Look up in nighttime sky anytime between now and July 16, and you just might spy our solar system's brightest asteroid.
Vesta, a 326-mile-wide object residing in the asteroid belt between Jupiter and Mars, is about to make its closest approach to Earth in nearly two decades. But don't worry, unlike other close calls with asteroids in recent history, Vesta is in a stable orbit around the sun that will only bring it within 106 million miles of Earth. Nonetheless, this convergence will make it visible to the naked eye, with a magnitude brightness approaching a maximum of 5.3 this week.
Unlike other asteroids, Vesta's internal geology mimics those of terrestrial planets, with a metallic iron-nickel core covered by a surface crust of basaltic rock. In fact, it's this "frozen lava" that gives Vesta its beautiful reflectivity, casting back 43 percent of all light that hits it. (For comparison, our moon only reflects about 12 percent of all light.)

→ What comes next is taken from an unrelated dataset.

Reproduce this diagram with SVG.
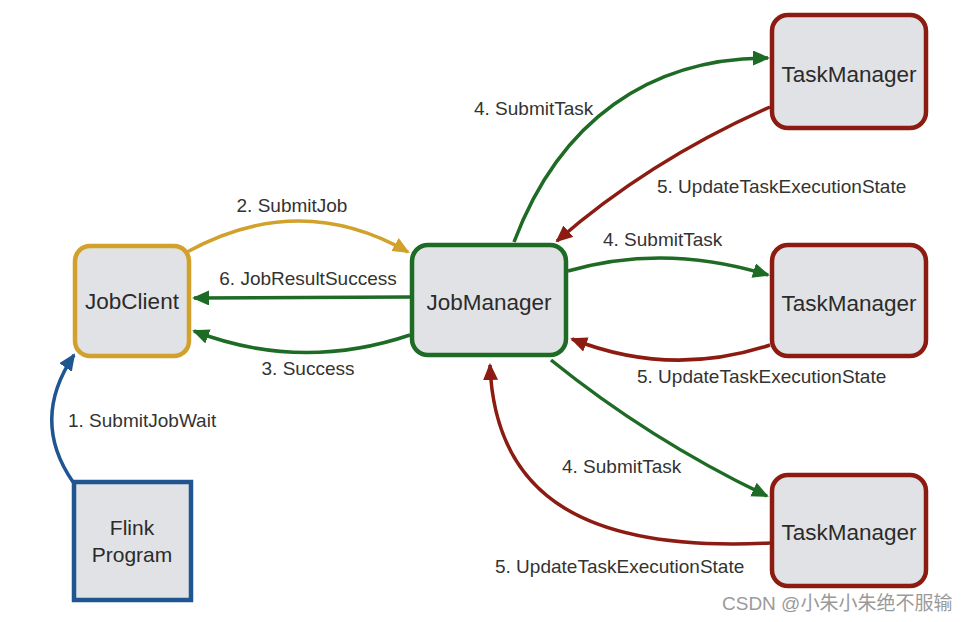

A 2011 visit by the NASA space probe Dawn confirmed Vesta as our solar system's lone remaining protoplanet, an embryonic remnant of the material that created future worlds like Earth.
"We now know that Vesta is the only intact, layered planetary building block surviving from the very earliest days of the solar system," Carol Raymond, deputy principal investigator for the Dawn spacecraft, said during a 2012 press conference.
An imposing mountain borne from a violent past
Ancient pedigree isn't the only feature of Vesta that makes it a geologic celestial wonder. Its south pole is also home to one of the tallest known mountains in the solar system.
Whereas Olympus Mons on Mars rises nearly 13.3 miles (70,538 feet) above the surface of Mars, the unnamed peak on Vesta is just around 14 miles (72,178 feet) tall. It's located in a 314-mile-wide crater, also one of the largest in the solar system, named Rheasilvia, after the mythological vestal virgins of Rome. It's theorized that Rheasilvia and its central peak were formed roughly 1 billion years ago from a massive planetary scale impact that delivered a glancing blow at an estimated 11,000 miles per hour.
"Vesta was lucky," Peter Schultz, professor of earth, environmental, and planetary sciences at Brown University, said in a statement. "If this collision had been straight on, there would have been one less large asteroid and only a family of fragments left behind." Schultz published a study on the asteroid's violent past in 2014.
A eucrite meteorite, originating from Vesta, that fell during a meteor shower over Australia in 1960. (Photo: H. Raab/Wikimedia Commons)
Vesta's scrape with disaster would turn into a rare opportunity for scientists on Earth an eon later. The collision that rocked its south pole is estimated to have ejected at least 1 percent of the asteroid's mass into space, scattering a vast swath of debris throughout the solar system. Some of those rocks later made their way to Earth. In fact, it's estimated that some 5 percent of all space rocks found on Earth originated from Vesta, making it only a handful of solar system objects beyond Earth (including Mars and the moon) where scientists have a laboratory sample.
Look for Saturn to point the way
While Vesta is our brightest asteroid, its distance and small size still make it a sporting challenge to pick out with the naked eye. Your best bet is to use some high-powered binoculars or a telescope. Either way, follow these instructions from Bob King at Sky and Telescope to locate the correct patch of sky.
"To find it, begin at Saturn then star-hop with the naked eye or binoculars to 3.8-magnitude Mu (μ) Sagittarii. The asteroid is located 2.5°–4° northwest of that star through mid-June. Despite its location in star-rich Sagittarius, Vesta has little competition from similarly bright stars, making it easy to spot."
According to those who have previously spotted Vesta, the asteroid exhibits a yellowish hue and looks very much like a star. Grab a lawn chair, ditch the light pollution and look up! Vesta won't be this close to Earth again until 2040.